Transcribe the whole listing without a single picture.

**DATA BLOCK:**
------------------------------
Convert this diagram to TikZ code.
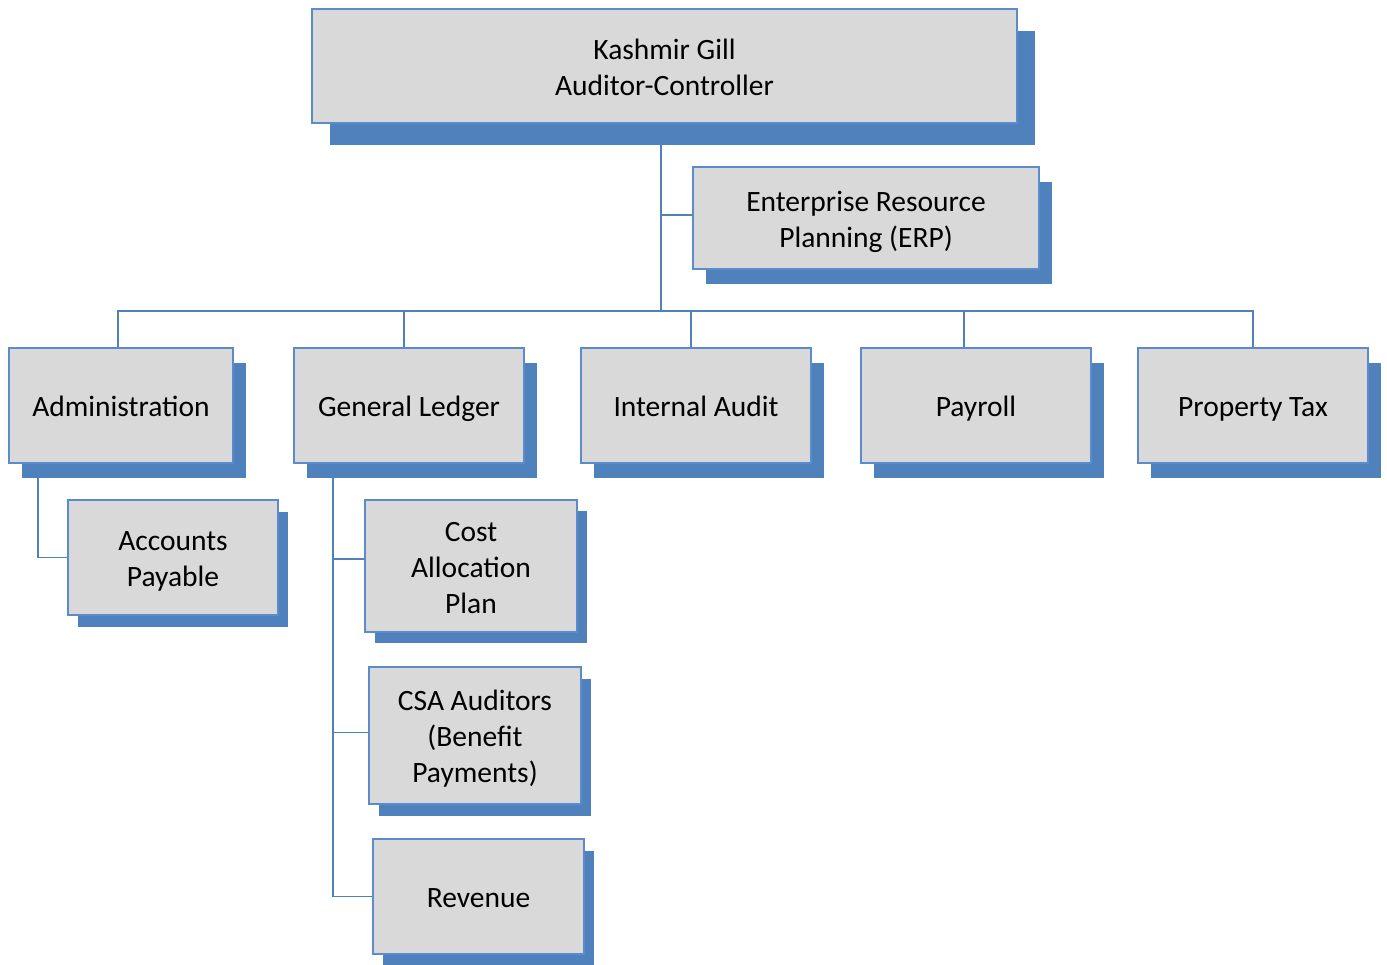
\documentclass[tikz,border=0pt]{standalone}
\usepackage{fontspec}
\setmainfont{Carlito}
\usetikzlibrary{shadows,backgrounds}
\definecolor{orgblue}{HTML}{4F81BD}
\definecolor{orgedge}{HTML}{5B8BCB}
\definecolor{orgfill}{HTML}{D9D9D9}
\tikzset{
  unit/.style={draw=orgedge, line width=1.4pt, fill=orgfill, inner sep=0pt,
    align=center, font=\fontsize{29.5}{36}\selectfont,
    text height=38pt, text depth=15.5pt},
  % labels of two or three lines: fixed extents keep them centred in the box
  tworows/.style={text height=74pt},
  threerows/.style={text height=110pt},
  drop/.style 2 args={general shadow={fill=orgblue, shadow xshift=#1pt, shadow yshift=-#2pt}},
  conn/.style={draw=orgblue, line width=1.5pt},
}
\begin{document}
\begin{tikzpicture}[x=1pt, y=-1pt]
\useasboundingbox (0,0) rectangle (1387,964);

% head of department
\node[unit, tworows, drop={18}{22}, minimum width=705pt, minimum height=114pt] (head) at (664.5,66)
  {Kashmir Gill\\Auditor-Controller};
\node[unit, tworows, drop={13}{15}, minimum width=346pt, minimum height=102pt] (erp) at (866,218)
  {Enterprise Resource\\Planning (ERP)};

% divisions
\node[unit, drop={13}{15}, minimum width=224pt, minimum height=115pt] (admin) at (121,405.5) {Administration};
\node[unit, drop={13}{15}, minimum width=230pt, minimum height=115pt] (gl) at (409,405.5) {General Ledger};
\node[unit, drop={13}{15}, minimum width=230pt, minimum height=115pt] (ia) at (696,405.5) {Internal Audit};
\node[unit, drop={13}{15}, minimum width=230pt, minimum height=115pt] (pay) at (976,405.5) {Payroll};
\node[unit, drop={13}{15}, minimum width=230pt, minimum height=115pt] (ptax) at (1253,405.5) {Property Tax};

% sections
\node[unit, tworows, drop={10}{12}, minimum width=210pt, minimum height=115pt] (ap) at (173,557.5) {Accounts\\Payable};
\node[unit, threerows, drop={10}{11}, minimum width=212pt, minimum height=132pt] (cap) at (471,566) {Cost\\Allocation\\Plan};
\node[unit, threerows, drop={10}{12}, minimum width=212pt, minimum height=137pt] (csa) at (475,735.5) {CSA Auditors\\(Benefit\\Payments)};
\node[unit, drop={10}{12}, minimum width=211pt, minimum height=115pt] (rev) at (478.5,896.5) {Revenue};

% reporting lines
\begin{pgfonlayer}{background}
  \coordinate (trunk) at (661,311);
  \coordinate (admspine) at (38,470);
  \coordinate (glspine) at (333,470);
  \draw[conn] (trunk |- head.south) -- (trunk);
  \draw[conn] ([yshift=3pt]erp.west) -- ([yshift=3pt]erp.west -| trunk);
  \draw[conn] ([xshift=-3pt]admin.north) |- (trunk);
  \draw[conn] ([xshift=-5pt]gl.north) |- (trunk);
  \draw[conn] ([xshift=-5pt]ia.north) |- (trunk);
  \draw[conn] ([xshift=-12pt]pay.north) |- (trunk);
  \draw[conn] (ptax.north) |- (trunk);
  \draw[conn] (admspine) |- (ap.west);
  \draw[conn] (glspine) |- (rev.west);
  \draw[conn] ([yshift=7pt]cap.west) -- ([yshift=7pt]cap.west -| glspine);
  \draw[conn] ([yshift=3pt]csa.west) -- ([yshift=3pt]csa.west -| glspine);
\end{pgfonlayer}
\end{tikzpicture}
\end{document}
------------------------------
**RESPONSE TO THE TASK:**
Convert this diagram to TikZ code.
\documentclass[tikz,border=0pt]{standalone}
\usepackage{fontspec}
\setmainfont{Carlito}
\usetikzlibrary{shadows,backgrounds}
\definecolor{orgblue}{HTML}{4F81BD}
\definecolor{orgedge}{HTML}{5B8BCB}
\definecolor{orgfill}{HTML}{D9D9D9}
\tikzset{
  unit/.style={draw=orgedge, line width=1.4pt, fill=orgfill, inner sep=0pt,
    align=center, font=\fontsize{29.5}{36}\selectfont,
    text height=38pt, text depth=15.5pt},
  % labels of two or three lines: fixed extents keep them centred in the box
  tworows/.style={text height=74pt},
  threerows/.style={text height=110pt},
  drop/.style 2 args={general shadow={fill=orgblue, shadow xshift=#1pt, shadow yshift=-#2pt}},
  conn/.style={draw=orgblue, line width=1.5pt},
}
\begin{document}
\begin{tikzpicture}[x=1pt, y=-1pt]
\useasboundingbox (0,0) rectangle (1387,964);

% head of department
\node[unit, tworows, drop={18}{22}, minimum width=705pt, minimum height=114pt] (head) at (664.5,66)
  {Kashmir Gill\\Auditor-Controller};
\node[unit, tworows, drop={13}{15}, minimum width=346pt, minimum height=102pt] (erp) at (866,218)
  {Enterprise Resource\\Planning (ERP)};

% divisions
\node[unit, drop={13}{15}, minimum width=224pt, minimum height=115pt] (admin) at (121,405.5) {Administration};
\node[unit, drop={13}{15}, minimum width=230pt, minimum height=115pt] (gl) at (409,405.5) {General Ledger};
\node[unit, drop={13}{15}, minimum width=230pt, minimum height=115pt] (ia) at (696,405.5) {Internal Audit};
\node[unit, drop={13}{15}, minimum width=230pt, minimum height=115pt] (pay) at (976,405.5) {Payroll};
\node[unit, drop={13}{15}, minimum width=230pt, minimum height=115pt] (ptax) at (1253,405.5) {Property Tax};

% sections
\node[unit, tworows, drop={10}{12}, minimum width=210pt, minimum height=115pt] (ap) at (173,557.5) {Accounts\\Payable};
\node[unit, threerows, drop={10}{11}, minimum width=212pt, minimum height=132pt] (cap) at (471,566) {Cost\\Allocation\\Plan};
\node[unit, threerows, drop={10}{12}, minimum width=212pt, minimum height=137pt] (csa) at (475,735.5) {CSA Auditors\\(Benefit\\Payments)};
\node[unit, drop={10}{12}, minimum width=211pt, minimum height=115pt] (rev) at (478.5,896.5) {Revenue};

% reporting lines
\begin{pgfonlayer}{background}
  \coordinate (trunk) at (661,311);
  \coordinate (admspine) at (38,470);
  \coordinate (glspine) at (333,470);
  \draw[conn] (trunk |- head.south) -- (trunk);
  \draw[conn] ([yshift=3pt]erp.west) -- ([yshift=3pt]erp.west -| trunk);
  \draw[conn] ([xshift=-3pt]admin.north) |- (trunk);
  \draw[conn] ([xshift=-5pt]gl.north) |- (trunk);
  \draw[conn] ([xshift=-5pt]ia.north) |- (trunk);
  \draw[conn] ([xshift=-12pt]pay.north) |- (trunk);
  \draw[conn] (ptax.north) |- (trunk);
  \draw[conn] (admspine) |- (ap.west);
  \draw[conn] (glspine) |- (rev.west);
  \draw[conn] ([yshift=7pt]cap.west) -- ([yshift=7pt]cap.west -| glspine);
  \draw[conn] ([yshift=3pt]csa.west) -- ([yshift=3pt]csa.west -| glspine);
\end{pgfonlayer}
\end{tikzpicture}
\end{document}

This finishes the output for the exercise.